Jason Momoa details his unique training to play a blind warrior in epic new series See

A virus causes everybody in the world to go blind. Thousands of years pass. Then twins are born who are able to — you guessed it — See. That’s the high-concept premise of Apple TV+’s upcoming series led by Aquaman star Jason Momoa, who calls the new drama “probably my best work.”

“Just imagine if Khal Drogo actually lived on,” Momoa says of his popular Game of Thrones warrior character who perished at the end of the show’s first season. “He never got to be a father. I never got to fulfill any of that. Even in [Momoa’s Netflix drama Frontier], I had a kid and my family was taken from me. In this, by the second episode, I’m 60 years old with 15-year-old twins. Even though he’s a warrior, he’s a man trying to keep his family together. I’ve never experienced a dad role. I’ve never had the opportunity to go to these places before.”

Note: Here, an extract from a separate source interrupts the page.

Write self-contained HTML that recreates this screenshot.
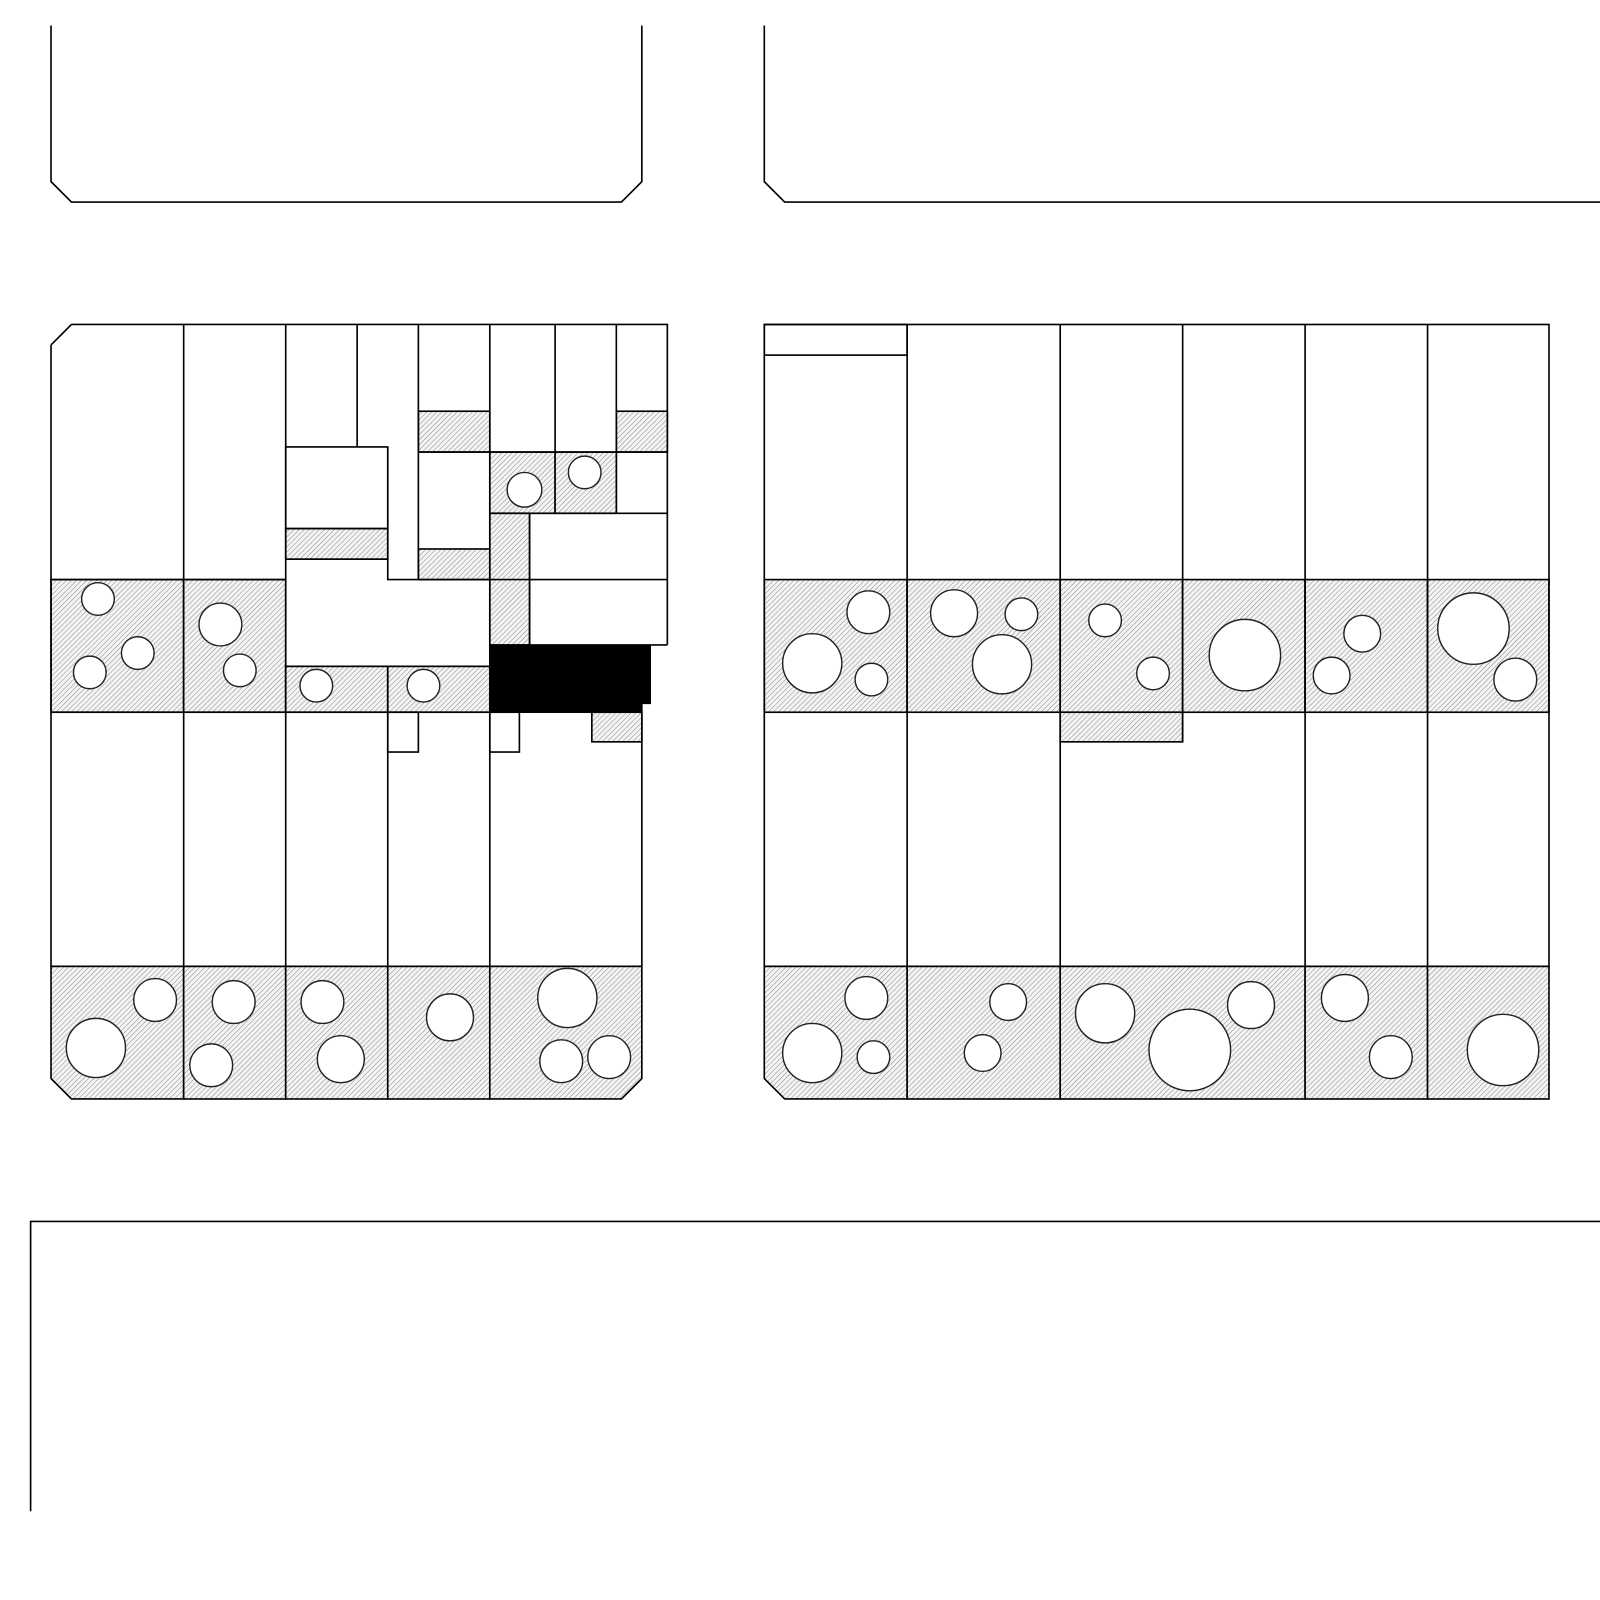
<!DOCTYPE html>
<html><head><style>html,body{margin:0;padding:0;background:#fff}svg{display:block}</style></head>
<body>
<svg width="1600" height="1600" viewBox="0 0 1568 1568" xmlns="http://www.w3.org/2000/svg">
<defs>
<pattern id="h" width="3.5" height="3.5" patternUnits="userSpaceOnUse" patternTransform="rotate(45)">
<rect width="3.5" height="3.5" fill="#f4f4f4"/>
<line x1="0" y1="0" x2="0" y2="3.5" stroke="#8a8a8a" stroke-width="1"/>
</pattern>
</defs>
<g fill="none" stroke="#000" stroke-width="1.6">
<!-- top panels -->
<path d="M50 25 V178 L70 198 H609 L629 178 V25"/>
<path d="M749 25 V178 L769 198 H1568"/>
<path d="M30 1481 V1197 H1568"/>
</g>

<!-- LEFT BLOCK hatched fills -->
<g fill="url(#h)" stroke="#000" stroke-width="1.6">
<rect x="50" y="568" width="130" height="130"/>
<rect x="180" y="568" width="100" height="130"/>
<rect x="280" y="653" width="100" height="45"/>
<rect x="380" y="653" width="100" height="45"/>
<rect x="280" y="518" width="100" height="30"/>
<rect x="410" y="403" width="70" height="40"/>
<rect x="410" y="538" width="70" height="30"/>
<rect x="604" y="403" width="50" height="40"/>
<rect x="480" y="443" width="64" height="60"/>
<rect x="544" y="443" width="60" height="60"/>
<rect x="480" y="503" width="39" height="129"/>
<rect x="580" y="698" width="49" height="29"/>
<path d="M50 947 H180 V1077 H70 L50 1057 Z"/>
<rect x="180" y="947" width="100" height="130"/>
<rect x="280" y="947" width="100" height="130"/>
<rect x="380" y="947" width="100" height="130"/>
<path d="M480 947 H629 V1057 L609 1077 H480 Z"/>
</g>
<g fill="none" stroke="#000" stroke-width="1.6">
<path d="M70 318 H654 V632 M50 338 L70 318 M50 338 V947 M629 690 V947"/>
<line x1="50" y1="568" x2="280" y2="568"/>
<line x1="180" y1="318" x2="180" y2="947"/>
<line x1="280" y1="318" x2="280" y2="947"/>
<line x1="350" y1="318" x2="350" y2="438"/>
<rect x="280" y="438" width="100" height="80"/>
<path d="M280 548 H380 M380 438 V568 H480"/>
<line x1="410" y1="318" x2="410" y2="568"/>
<line x1="480" y1="318" x2="480" y2="443"/>
<line x1="544" y1="318" x2="544" y2="443"/>
<line x1="604" y1="318" x2="604" y2="503"/>
<line x1="410" y1="443" x2="654" y2="443"/>
<line x1="480" y1="443" x2="480" y2="653"/>
<path d="M480 503 H654 M480 568 H654 M519 503 V632 H654"/>
<path d="M280 653 H480"/>
<line x1="50" y1="698" x2="629" y2="698"/>
<line x1="380" y1="653" x2="380" y2="947"/>
<line x1="480" y1="698" x2="480" y2="947"/>
<rect x="380" y="698" width="30" height="39"/>
<rect x="480" y="698" width="29" height="39"/>
<line x1="50" y1="947" x2="629" y2="947"/>
</g>
<path d="M480 632 H638 V690 H629 V698 H480 Z" fill="#000"/>

<!-- RIGHT BLOCK -->
<g fill="url(#h)" stroke="#000" stroke-width="1.6">
<rect x="749" y="568" width="140" height="130"/>
<rect x="889" y="568" width="150" height="130"/>
<rect x="1039" y="568" width="120" height="130"/>
<rect x="1159" y="568" width="120" height="130"/>
<rect x="1279" y="568" width="120" height="130"/>
<rect x="1399" y="568" width="119" height="130"/>
<rect x="1039" y="698" width="120" height="29"/>
<path d="M749 947 H889 V1077 H769 L749 1057 Z"/>
<rect x="889" y="947" width="150" height="130"/>
<rect x="1039" y="947" width="240" height="130"/>
<rect x="1279" y="947" width="120" height="130"/>
<rect x="1399" y="947" width="119" height="130"/>
</g>
<g fill="none" stroke="#000" stroke-width="1.6">
<rect x="749" y="318" width="769" height="629"/>
<rect x="749" y="318" width="140" height="30"/>
<line x1="889" y1="318" x2="889" y2="947"/>
<line x1="1039" y1="318" x2="1039" y2="947"/>
<line x1="1159" y1="318" x2="1159" y2="727"/>
<line x1="1279" y1="318" x2="1279" y2="947"/>
<line x1="1399" y1="318" x2="1399" y2="947"/>
</g>

<!-- circles -->
<g fill="#fff" stroke="#222" stroke-width="1.4">
<circle cx="514" cy="480" r="17"/><circle cx="573" cy="463" r="16"/>
<circle cx="96" cy="587" r="16"/><circle cx="135" cy="640" r="16"/><circle cx="88" cy="659" r="16"/>
<circle cx="216" cy="612" r="21"/><circle cx="235" cy="657" r="16"/>
<circle cx="310" cy="672" r="16"/><circle cx="415" cy="672" r="16"/>
<circle cx="152" cy="980" r="21"/><circle cx="94" cy="1027" r="29"/>
<circle cx="229" cy="982" r="21"/><circle cx="207" cy="1044" r="21"/>
<circle cx="316" cy="982" r="21"/><circle cx="334" cy="1038" r="23"/>
<circle cx="441" cy="997" r="23"/>
<circle cx="556" cy="978" r="29"/><circle cx="550" cy="1040" r="21"/><circle cx="597" cy="1036" r="21"/>

<circle cx="851" cy="600" r="21"/><circle cx="796" cy="650" r="29"/><circle cx="854" cy="666" r="16"/>
<circle cx="935" cy="601" r="23"/><circle cx="1001" cy="602" r="16"/><circle cx="982" cy="651" r="29"/>
<circle cx="1083" cy="608" r="16"/><circle cx="1130" cy="660" r="16"/>
<circle cx="1220" cy="642" r="35"/>
<circle cx="1335" cy="621" r="18"/><circle cx="1305" cy="662" r="18"/>
<circle cx="1444" cy="616" r="35"/><circle cx="1485" cy="666" r="21"/>
<circle cx="849" cy="978" r="21"/><circle cx="796" cy="1032" r="29"/><circle cx="856" cy="1036" r="16"/>
<circle cx="988" cy="982" r="18"/><circle cx="963" cy="1032" r="18"/>
<circle cx="1083" cy="993" r="29"/><circle cx="1166" cy="1029" r="40"/><circle cx="1226" cy="985" r="23"/>
<circle cx="1318" cy="978" r="23"/><circle cx="1363" cy="1036" r="21"/>
<circle cx="1473" cy="1029" r="35"/>
</g>
</svg>
</body></html>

The ambitious project from writer Steven Knight and Hunger Games franchise director Francis Lawrence took great pains to present a credible post-apocalyptic world where humanity has gradually adapted to its lack of vision in all sorts of clever ways.

“It’s not as if we’re saying ‘here are people who lost their sight and it’s awful,” Knight says. “The world has healed itself. It’s back to being beautiful and pristine. The human race has adapted. We spent weeks with a group of people — survivalists, scientists and anthropologists — and put together this world. We wanted to look at what bits of technology would survive and what wouldn’t survive.”

The drama also required credible fight scenes with actors playing blind characters, including a large battle in the first episode (the sequence includes warriors putting a scent on their faces so they know each other from their enemies.) To prepare for the role, Momoa trained with a movement coach and a sightless fight coach. The actor would wear a sleep-mask blindfold for stretches at a time and even tried echolocating (a sightless navigation technique where you make noises and listen for how the sound bounces off nearby objects like sonar).

“We’ll spend the better part of a couple hours in complete darkness,” he says of the training. “The less dependent you are on your eyes, it’s like your skin feels more. You walk into a room you can feel an object approach you. You’re echolocating so you can hear sound bounce off things. And the more you train for it, you become this ultimate warrior because your senses are so heightened and you’re not dependent on your eyes. All of the fight scenes are so different because you don’t have vision.”

Between the emotional range of the character and the challenges of playing a sightless warrior, the actor calls the role, “the hardest thing I’ve ever done as an actor and I’m very proud of it.”

Here’s the trailer:

See is released Nov. 1 on Apple TV+. In addition to See, Momoa also has his ongoing Netflix series Frontier and an upcoming sequel to his hit DC film Aquaman.